The astronomers surveyed 14 bursts whose optical light was either much fainter than expected or completely absent. They found that almost every “dark” gamma-ray burst has a host galaxy that is able to be detected by large optical telescopes.
Mosaic of 11 "dark" gamma-ray burst host galaxies imaged at the W. M. Keck Observatory in Hawaii. The circles indicate the position of the burst determined by NASA's Swift satellite or from ground-based optical or infrared imaging and, in all of the cases shown, contain a faint host galaxy. At distances of billions of light years from Earth, these galaxies appear only as faint smudges to ground-based telescopes.  Credit: Daniel Perley, Joshua Bloom/UC Berkeley
Star formation occurs in dense clouds that quickly fill with dust as the most massive stars rapidly age and explode, spewing newly created elements into the interstellar medium to seed new star formation. Therefore, astronomers presume that a large amount of star formation is occurring in dust-filled galaxies, although actually measuring how much dust this process has built up in the most distant galaxies has proved extremely challenging.

The stars thought to explode as gamma-ray bursts live fast and die young. Dark bursts may represent stars that never drifted far from the dusty clouds that formed them.

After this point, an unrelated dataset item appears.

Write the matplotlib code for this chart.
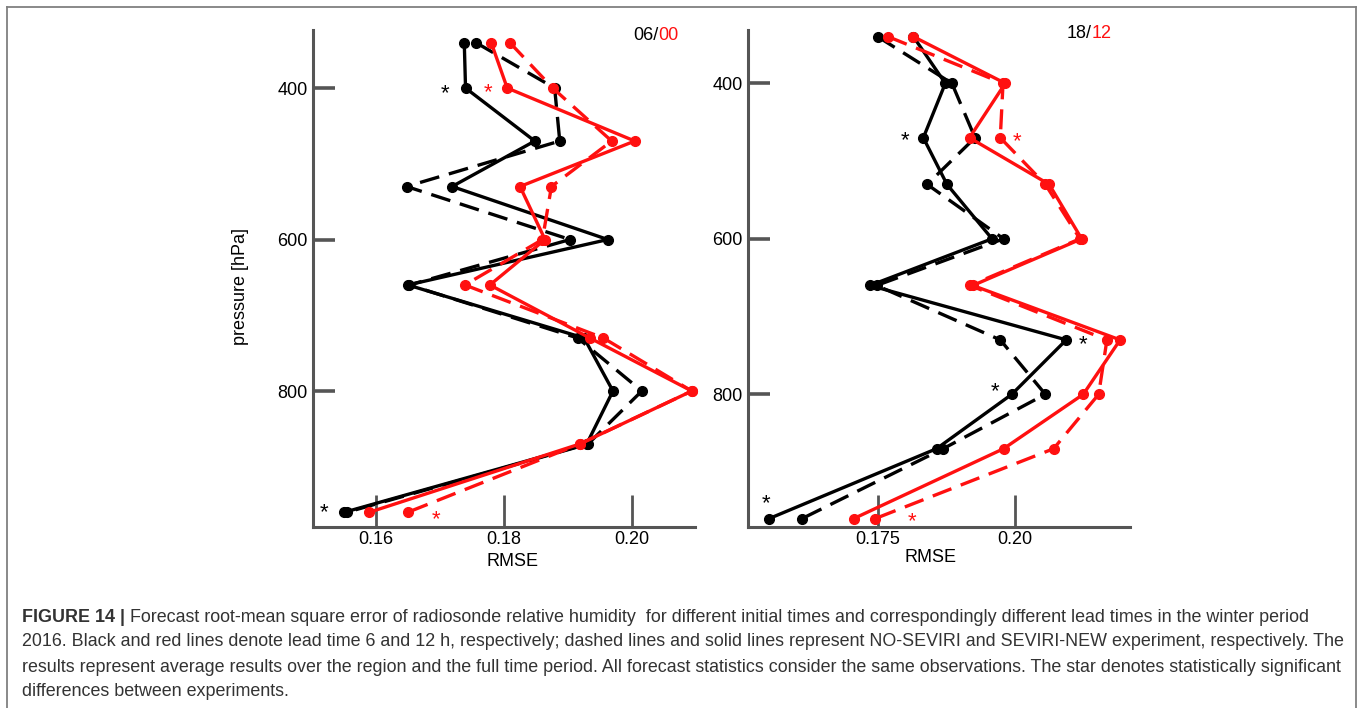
import matplotlib
matplotlib.use("Agg")
import matplotlib.pyplot as plt
from matplotlib.lines import Line2D

plt.rcParams["font.family"] = ["Liberation Sans", "DejaVu Sans"]

# pressure levels of the radiosonde profile [hPa]
levels = [340, 400, 470, 530, 600, 660, 730, 800, 870, 960]

# RMSE, initial time 06 (lead 6 h, black) / 00 (lead 12 h, red)
black_solid_0600 = [0.1738, 0.1740, 0.1848, 0.1719, 0.1962, 0.1650, 0.1925, 0.1970, 0.1929, 0.1551]
black_dashed_0600 = [0.1756, 0.1879, 0.1887, 0.1648, 0.1903, 0.1652, 0.1915, 0.2015, 0.1931, 0.1555]
red_solid_0600 = [0.1780, 0.1805, 0.2004, 0.1825, 0.1864, 0.1778, 0.1934, 0.2093, 0.1918, 0.1590]
red_dashed_0600 = [0.1809, 0.1876, 0.1968, 0.1874, 0.1860, 0.1739, 0.1955, 0.2093, 0.1918, 0.1650]

# RMSE, initial time 18 (lead 6 h, black) / 12 (lead 12 h, red)
black_solid_1812 = [0.1815, 0.1873, 0.1833, 0.1876, 0.1958, 0.1736, 0.2093, 0.1994, 0.1857, 0.1552]
black_dashed_1812 = [0.1750, 0.1885, 0.1927, 0.1840, 0.1979, 0.1748, 0.1973, 0.2055, 0.1869, 0.1612]
red_solid_1812 = [0.1815, 0.1982, 0.1917, 0.2062, 0.2121, 0.1923, 0.2191, 0.2124, 0.1979, 0.1706]
red_dashed_1812 = [0.1769, 0.1978, 0.1973, 0.2055, 0.2118, 0.1918, 0.2167, 0.2152, 0.2070, 0.1745]

ytick_vals = [400, 600, 800]
xticks_0600 = [0.16, 0.18, 0.20]
xtick_labels_0600 = ["0.16", "0.18", "0.20"]
xticks_1812 = [0.175, 0.20]
xtick_labels_1812 = ["0.175", "0.20"]

# significance stars: (series key, level, dx px, dy px)
stars_0600 = [("black_solid", 400, -21, 3), ("red_solid", 400, -19, 2),
              ("black_solid", 960, -20, -2), ("red_dashed", 960, 28, 5)]
stars_1812 = [("black_solid", 470, -18, 0), ("red_dashed", 470, 17, 1),
              ("black_solid", 730, 17, 2), ("black_solid", 800, -17, -5),
              ("black_solid", 960, -3, -18), ("red_dashed", 960, 37, 0)]

W, H = 1362, 708
BLACK = "#000000"
RED = "#ff1010"
AXCOL = "#555555"

fig = plt.figure(figsize=(W / 100, H / 100), dpi=100)


def px_axes(x0, x1, y0, y1):
    return fig.add_axes([x0 / W, 1 - y1 / H, (x1 - x0) / W, (y1 - y0) / H])


def draw_panel(ax, series, xlim, ylim, xticks, xlabels, stars):
    styles = [("black_dashed", BLACK, (0, (6, 3))),
              ("black_solid", BLACK, "-"),
              ("red_dashed", RED, (0, (6, 3))),
              ("red_solid", RED, "-")]
    for key, col, ls in styles:
        ax.plot(series[key], levels, color=col, ls=ls, lw=2.4, marker="o",
                ms=7, mec=col, mfc=col, clip_on=False, solid_capstyle="round",
                dash_capstyle="butt")
    for key, lev, dx, dy in stars:
        col = RED if key.startswith("red") else BLACK
        val = series[key][levels.index(lev)]
        ax.annotate("*", xy=(val, lev), xytext=(dx * 0.72, -dy * 0.72 - 6.0),
                    textcoords="offset points", ha="center", va="baseline",
                    fontsize=16, color=col)
    ax.set_xlim(*xlim)
    ax.set_ylim(*ylim)
    for s in ("top", "right"):
        ax.spines[s].set_visible(False)
    for s in ("left", "bottom"):
        ax.spines[s].set_color(AXCOL)
        ax.spines[s].set_linewidth(2.2)
    ax.set_xticks(xticks)
    ax.set_xticklabels(xlabels)
    ax.set_yticks(ytick_vals)
    ax.set_yticklabels([str(v) for v in ytick_vals])
    ax.tick_params(axis="x", direction="in", length=23, width=2.0,
                   color=AXCOL, pad=3, labelsize=13)
    ax.tick_params(axis="y", direction="in", length=16, width=2.6,
                   color=AXCOL, pad=4, labelsize=13)
    ax.patch.set_alpha(0)


ax1 = px_axes(313, 695, 30, 527)
draw_panel(ax1,
           {"black_solid": black_solid_0600, "black_dashed": black_dashed_0600,
            "red_solid": red_solid_0600, "red_dashed": red_dashed_0600},
           (0.1502, 0.2098), (979.5, 323.4), xticks_0600, xtick_labels_0600,
           stars_0600)

ax2 = px_axes(748, 1130, 30, 527)
draw_panel(ax2,
           {"black_solid": black_solid_1812, "black_dashed": black_dashed_1812,
            "red_solid": red_solid_1812, "red_dashed": red_dashed_1812},
           (0.1514, 0.2209), (970.7, 331.4), xticks_1812, xtick_labels_1812,
           stars_1812)


def ftext(x, y, s, **kw):
    return fig.text(x / W, 1 - y / H, s, **kw)


ftext(512, 561, "RMSE", ha="center", va="center", fontsize=13)
ftext(931, 558, "RMSE", ha="center", va="center", fontsize=13)
ftext(241, 287, "pressure [hPa]", ha="center", va="center", rotation=90,
      fontsize=13)

# panel tags: black/red parts of the initial-time label
renderer = fig.canvas.get_renderer()


def two_color(x, y, a, b, size=13):
    t1 = ftext(x, y, a, ha="left", va="center", fontsize=size, color=BLACK)
    w = t1.get_window_extent(renderer).width
    ftext(x + w, y, b, ha="left", va="center", fontsize=size, color=RED)


two_color(633, 35, "06/", "00")
two_color(1067, 33, "18/", "12")

# caption
CAP = "#333333"
cap_size = 12.9
cap_lines = [
    "Forecast root-mean square error of radiosonde relative humidity  for different initial times and correspondingly different lead times in the winter period",
    "2016. Black and red lines denote lead time 6 and 12 h, respectively; dashed lines and solid lines represent NO-SEVIRI and SEVIRI-NEW experiment, respectively. The",
    "results represent average results over the region and the full time period. All forecast statistics consider the same observations. The star denotes statistically significant",
    "differences between experiments.",
]
baselines = [621.5, 646.5, 671.5, 696]
tb = ftext(22, baselines[0], "FIGURE 14 | ", ha="left", va="baseline",
           fontsize=cap_size, fontweight="bold", color=CAP)
wb = tb.get_window_extent(renderer).width
ftext(22 + wb, baselines[0], cap_lines[0], ha="left", va="baseline",
      fontsize=cap_size, color=CAP)
for line, yb in zip(cap_lines[1:], baselines[1:]):
    ftext(22, yb, line, ha="left", va="baseline", fontsize=cap_size, color=CAP)

# frame around the figure panel
for xs, ys in (([7, 1356], [7, 7]), ([7, 7], [7, 708]), ([1356, 1356], [7, 708])):
    fig.add_artist(Line2D([x / W for x in xs], [1 - y / H for y in ys],
                          color="#808080", lw=1.3))

fig.savefig("out.png", dpi=100)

Gamma-ray bursts have been detected in infrared wavelengths as far out as 13.1 billion light-years. “If gamma-ray bursts were frequent 13 billion years ago — less than a billion years after the universe formed — we ought to be detecting large numbers of them,” explained team member S. Bradley Cenko, also at UC Berkeley. “We don’t, which indicates that the first stars formed at a less frenzied pace than some models suggested.”

The astronomers conclude that less than about 7 percent of dark bursts can be occurring at such distances, and they propose radio and microwave observations of the new galaxies to better understand how their dusty regions block light. A paper on the findings has been submitted to The Astronomical Journal.

Source: NASA, UC Berkeley, AAS

3 Replies to ““Dark” Gamma-Ray Bursts Shed Light on Star Formation”

  1. Whoever the artist is that produced the main picture, they’re pretty bloody good!

  2. Nancy, you should say as Dr. Phil Plait does on Bad Astronomy: “Click on the image to embiggen.” 🙂

  3. This story immediately reminded me of the “new” radio supernova discovered in M 82 that had no optical counterpart. Perhaps super-sensitive radio telescopes need to be rapidly brought to bear on these ‘dark’ bursts, as they must be located in fairly distant galaxies and again, highly obscured in the visible portion of the EMS.